Although it was not mentioned specifically in the initial building contracts of 1904, the Heilwood Inn was built in the fall/spring of 1905. It was a two-storied, wood-frame building meant to be utilized by the businessmen and coal officials who would be visiting the new town. The specific contractor for the building is not known at this time, but we do know that the Hoover & Miller Company of Glen Campbell, Pa. did some work in its interior.
In 1909, the Inn was enlarged. Jack London, formerly of the Hyde Murphy Company and by then the Superintendent of Building for the Penn-Mary Coal Company, supervised the addition of ten bedrooms to the top story. Each added room had two dormer windows (see second photo). As a safety feature for the additional floor, a steel fire escape was also added to the lower side of the Inn (see photos). The fire escape was manufactured by Taylor & Dean, a subsidiary of the Pittsburgh Iron & Wire Works Company, located on Market Street in Pittsburgh.

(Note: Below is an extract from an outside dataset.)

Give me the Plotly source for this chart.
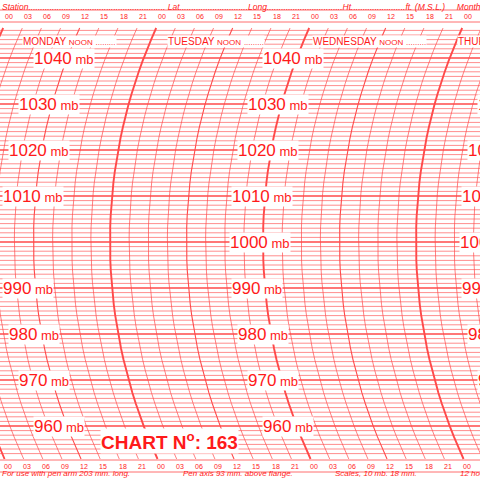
import numpy as np
import plotly.graph_objects as go

# chart data
days = ['MONDAY', 'TUESDAY', 'WEDNESDAY', 'THURSDAY']
hour_labels = ['00', '03', '06', '09', '12', '15', '18', '21']
pressure_labels = [1040, 1030, 1020, 1010, 1000, 990, 980, 970, 960]
label_columns = [6.7, 42.6, 78.7]   # hours where each pressure label column starts

RED = '#ff1a1a'
LINE = '#ff4a4a'
PXH = 6.375      # px per hour
PXMB = 4.6       # px per mb
R = 519.0        # pen arm radius, px
PC = 1000.0      # pressure at arc centre
T0PX = -43.0     # pixel of Monday 00 at arc centre

def off(p):
    dy = (p - PC) * PXMB
    return (R - np.sqrt(R**2 - dy**2)) / PXH

def px2p(py):
    return 1040 - (py - 58) / PXMB

xr = [(0 - T0PX) / PXH, (480 - T0PX) / PXH]
ptop, pbot = px2p(28), px2p(459)

fig = go.Figure()

# pressure lines
thin_x, thin_y, bold_x, bold_y = [], [], [], []
for p in range(954, 1047):
    tx, ty = (bold_x, bold_y) if p % 10 == 0 else (thin_x, thin_y)
    tx += [xr[0], xr[1], None]
    ty += [p, p, None]
fig.add_trace(go.Scatter(x=thin_x, y=thin_y, mode='lines', line=dict(color='#ff5c5c', width=0.7), hoverinfo='skip'))
fig.add_trace(go.Scatter(x=bold_x, y=bold_y, mode='lines', line=dict(color=LINE, width=1.6), hoverinfo='skip'))

# time arcs
ps = np.linspace(pbot, ptop, 40)
arcs = {0.7: ([], []), 1.1: ([], []), 1.9: ([], [])}
for t in range(-9, 84, 3):
    w = 1.9 if t % 24 == 0 else (1.1 if t % 12 == 0 else 0.7)
    ax, ay = arcs[w]
    ax += list(t + off(ps)) + [None]
    ay += list(ps) + [None]
for w, (ax, ay) in arcs.items():
    fig.add_trace(go.Scatter(x=ax, y=ay, mode='lines', line=dict(color=LINE, width=w), hoverinfo='skip'))

ann = []
# hour labels top and bottom
for py in (16, 466):
    p = px2p(py)
    for t in range(0, 84, 3):
        ann.append(dict(x=t + off(p), y=p, xref='x', yref='y', text=hour_labels[(t // 3) % 8],
                        showarrow=False, font=dict(size=7, color=RED, family='Liberation Sans')))

# pressure labels
for base in label_columns:
    for p in pressure_labels:
        ann.append(dict(x=base + off(p), y=p, xref='x', yref='y', xanchor='left',
                        text=f"{p}<span style='font-size:13px'> mb</span>", showarrow=False, bgcolor='white',
                        borderpad=0, font=dict(size=17, color=RED, family='Liberation Sans')))

# day labels
for i, d in enumerate(days):
    x = 22 + i * 145
    ann.append(dict(x=x / 480, y=1 - 35 / 480, xref='paper', yref='paper', xanchor='left', showarrow=False,
                    text=f"{d} <span style='font-size:8px'>NOON</span> <span style='font-size:8px'>.........</span>",
                    bgcolor='white', borderpad=0, font=dict(size=10, color=RED, family='Liberation Sans')))

# header / footer
ann.append(dict(x=0, y=1, xref='paper', yref='paper', xanchor='left', yanchor='top', showarrow=False,
                text='<i>Station.......................................................... Lat.............................Long......'
                     '..........................Ht.......................ft. (M.S.L.)     Month...............</i>',
                font=dict(size=8.5, color=RED, family='Liberation Sans')))
for x, txt in [(0, 'For use with pen arm 203 mm. long.'), (181, 'Pen axis 93 mm. above flange.'),
               (333, 'Scales, 10 mb. 18 mm.'), (458, '12 hours')]:
    ann.append(dict(x=x / 480, y=0, xref='paper', yref='paper', xanchor='left', yanchor='bottom', showarrow=False,
                    text=f'<i>{txt}</i>', font=dict(size=8, color=RED, family='Liberation Sans')))
ann.append(dict(x=100 / 480, y=1 - 454 / 480, xref='paper', yref='paper', xanchor='left', showarrow=False,
                text="<b>CHART N<sup>o</sup>: 163</b>", bgcolor='white', borderpad=0,
                font=dict(size=19, color=RED, family='Liberation Sans')))

shapes = [dict(type='line', xref='paper', yref='paper', x0=0, x1=1, y0=1 - y / 480, y1=1 - y / 480,
               line=dict(color=LINE, width=0.8)) for y in (10, 22, 460, 472)]

fig.update_layout(width=480, height=480, margin=dict(l=0, r=0, t=0, b=0), showlegend=False,
                  plot_bgcolor='white', paper_bgcolor='white', annotations=ann, shapes=shapes,
                  xaxis=dict(range=xr, visible=False, fixedrange=True),
                  yaxis=dict(range=[px2p(480), px2p(0)], visible=False, fixedrange=True))
fig.write_html('out.html', config={'displayModeBar': False},
               post_script="document.body.style.margin='0';document.body.style.overflow='hidden';")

While many of the specifics about the Heilwood Inn remain unknown, we do know that it had a bar (and the only liquor license in town), a dining room, and of course, rented rooms. Some of the boarders included the Constabulary (a state police force established in 1905), which was stationed in Heilwood to protect the citizens from the notorious “Black Hand.”
As an interesting sidenote, in a letter from the Heilwood Inn’s manager to the mine superintendent at the time, the manager stated that his wife “has gotten worked up to such a fever pitch with the… Constabulary, that we must make a change and find some other place for them to board.”
Joseph Robinson was the first manager (1906-07), followed by Timothy Van Belle (1907-08), Charles Nollenberger (1908-15), Vincent C.Burke (1916) and Charles McGinley (1917-24).
The Indiana Democrat, a weekly newspaper in nearby Indiana, carried the following ad in its April 18, 1917 edition: “Wanted a good first class cook, an assistant cook, and a laundress” and were instructed to contact “Charles McGinley, Hotel, Heilwood, Pennsylvania.”
In 1921, the Inn suffered a fire on the third floor that caused considerable smoke and water damage, but the building itself was saved.
Charles McGinley continued as manager of the Heilwood Inn until his death in 1924.
In April, 1926, a banquet was held in the Heilwood Inn to honor the recent graduates of a two year mine course. Among those honored were: Charles Covalesky; Eugene Croyle; Fred Haas; Ralph Muffley; Mike W. Thomas; W. T. Trinkley; Blair Muffley.
No further information can be found concerning the Inn’s operation between 1926 and 1932, when the Heilwood Inn was taken off the Pine Township Tax Records (indicating either a cessation of operations or the destruction of the building).